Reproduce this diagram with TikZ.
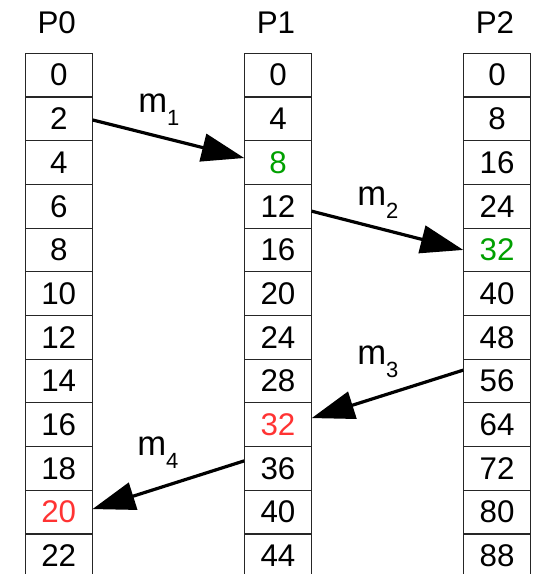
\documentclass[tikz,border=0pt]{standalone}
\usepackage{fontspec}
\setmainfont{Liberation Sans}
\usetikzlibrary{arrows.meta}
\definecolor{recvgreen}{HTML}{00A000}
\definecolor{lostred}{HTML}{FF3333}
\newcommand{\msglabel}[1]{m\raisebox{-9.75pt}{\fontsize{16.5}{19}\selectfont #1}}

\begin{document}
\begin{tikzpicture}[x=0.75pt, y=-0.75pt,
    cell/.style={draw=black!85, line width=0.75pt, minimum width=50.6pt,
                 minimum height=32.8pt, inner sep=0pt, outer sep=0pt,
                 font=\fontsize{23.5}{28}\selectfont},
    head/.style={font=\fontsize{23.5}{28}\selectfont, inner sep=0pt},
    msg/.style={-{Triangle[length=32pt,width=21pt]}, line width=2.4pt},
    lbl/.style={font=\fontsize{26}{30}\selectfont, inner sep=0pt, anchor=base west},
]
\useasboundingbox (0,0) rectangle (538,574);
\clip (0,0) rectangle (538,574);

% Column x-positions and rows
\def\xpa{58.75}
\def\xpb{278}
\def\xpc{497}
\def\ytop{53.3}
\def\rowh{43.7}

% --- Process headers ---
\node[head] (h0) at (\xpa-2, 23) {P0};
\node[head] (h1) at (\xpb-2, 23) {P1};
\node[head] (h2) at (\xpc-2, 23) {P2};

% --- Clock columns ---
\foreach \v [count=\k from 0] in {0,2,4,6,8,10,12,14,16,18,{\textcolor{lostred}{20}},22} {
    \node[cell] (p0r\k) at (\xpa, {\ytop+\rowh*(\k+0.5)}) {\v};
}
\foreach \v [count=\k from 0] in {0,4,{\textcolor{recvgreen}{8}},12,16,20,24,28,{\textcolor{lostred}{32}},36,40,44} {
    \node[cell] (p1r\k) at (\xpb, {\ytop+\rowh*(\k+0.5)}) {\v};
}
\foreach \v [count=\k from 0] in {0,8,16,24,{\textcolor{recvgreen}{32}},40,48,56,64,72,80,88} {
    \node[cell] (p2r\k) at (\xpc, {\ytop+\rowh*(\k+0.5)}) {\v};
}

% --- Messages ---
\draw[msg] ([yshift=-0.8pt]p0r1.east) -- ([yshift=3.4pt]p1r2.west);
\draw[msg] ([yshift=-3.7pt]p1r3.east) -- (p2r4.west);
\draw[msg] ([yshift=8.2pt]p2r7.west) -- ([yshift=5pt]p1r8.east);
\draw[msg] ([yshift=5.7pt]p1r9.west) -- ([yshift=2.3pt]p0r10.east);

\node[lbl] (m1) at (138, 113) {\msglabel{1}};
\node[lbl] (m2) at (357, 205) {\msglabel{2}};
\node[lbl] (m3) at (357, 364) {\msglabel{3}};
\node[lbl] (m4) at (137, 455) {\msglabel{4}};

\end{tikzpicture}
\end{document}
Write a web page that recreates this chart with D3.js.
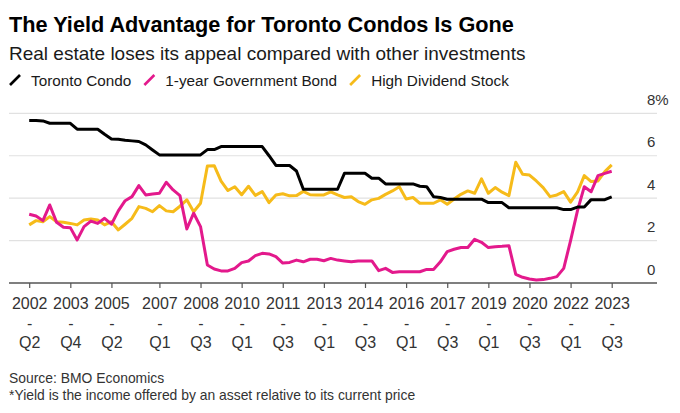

┄┄┄┄┄┄┄┄┄┄

▸ Exercise objective
Copy out all the data without changing anything, and drop the pictures.

▸ Final result
Reproduce this diagram with TikZ.
\documentclass[tikz,border=0pt]{standalone}
\usepackage{fontspec}
\setmainfont{Liberation Sans}
\usetikzlibrary{arrows.meta}
\definecolor{recvgreen}{HTML}{00A000}
\definecolor{lostred}{HTML}{FF3333}
\newcommand{\msglabel}[1]{m\raisebox{-9.75pt}{\fontsize{16.5}{19}\selectfont #1}}

\begin{document}
\begin{tikzpicture}[x=0.75pt, y=-0.75pt,
    cell/.style={draw=black!85, line width=0.75pt, minimum width=50.6pt,
                 minimum height=32.8pt, inner sep=0pt, outer sep=0pt,
                 font=\fontsize{23.5}{28}\selectfont},
    head/.style={font=\fontsize{23.5}{28}\selectfont, inner sep=0pt},
    msg/.style={-{Triangle[length=32pt,width=21pt]}, line width=2.4pt},
    lbl/.style={font=\fontsize{26}{30}\selectfont, inner sep=0pt, anchor=base west},
]
\useasboundingbox (0,0) rectangle (538,574);
\clip (0,0) rectangle (538,574);

% Column x-positions and rows
\def\xpa{58.75}
\def\xpb{278}
\def\xpc{497}
\def\ytop{53.3}
\def\rowh{43.7}

% --- Process headers ---
\node[head] (h0) at (\xpa-2, 23) {P0};
\node[head] (h1) at (\xpb-2, 23) {P1};
\node[head] (h2) at (\xpc-2, 23) {P2};

% --- Clock columns ---
\foreach \v [count=\k from 0] in {0,2,4,6,8,10,12,14,16,18,{\textcolor{lostred}{20}},22} {
    \node[cell] (p0r\k) at (\xpa, {\ytop+\rowh*(\k+0.5)}) {\v};
}
\foreach \v [count=\k from 0] in {0,4,{\textcolor{recvgreen}{8}},12,16,20,24,28,{\textcolor{lostred}{32}},36,40,44} {
    \node[cell] (p1r\k) at (\xpb, {\ytop+\rowh*(\k+0.5)}) {\v};
}
\foreach \v [count=\k from 0] in {0,8,16,24,{\textcolor{recvgreen}{32}},40,48,56,64,72,80,88} {
    \node[cell] (p2r\k) at (\xpc, {\ytop+\rowh*(\k+0.5)}) {\v};
}

% --- Messages ---
\draw[msg] ([yshift=-0.8pt]p0r1.east) -- ([yshift=3.4pt]p1r2.west);
\draw[msg] ([yshift=-3.7pt]p1r3.east) -- (p2r4.west);
\draw[msg] ([yshift=8.2pt]p2r7.west) -- ([yshift=5pt]p1r8.east);
\draw[msg] ([yshift=5.7pt]p1r9.west) -- ([yshift=2.3pt]p0r10.east);

\node[lbl] (m1) at (138, 113) {\msglabel{1}};
\node[lbl] (m2) at (357, 205) {\msglabel{2}};
\node[lbl] (m3) at (357, 364) {\msglabel{3}};
\node[lbl] (m4) at (137, 455) {\msglabel{4}};

\end{tikzpicture}
\end{document}
Write a web page that recreates this chart with D3.js.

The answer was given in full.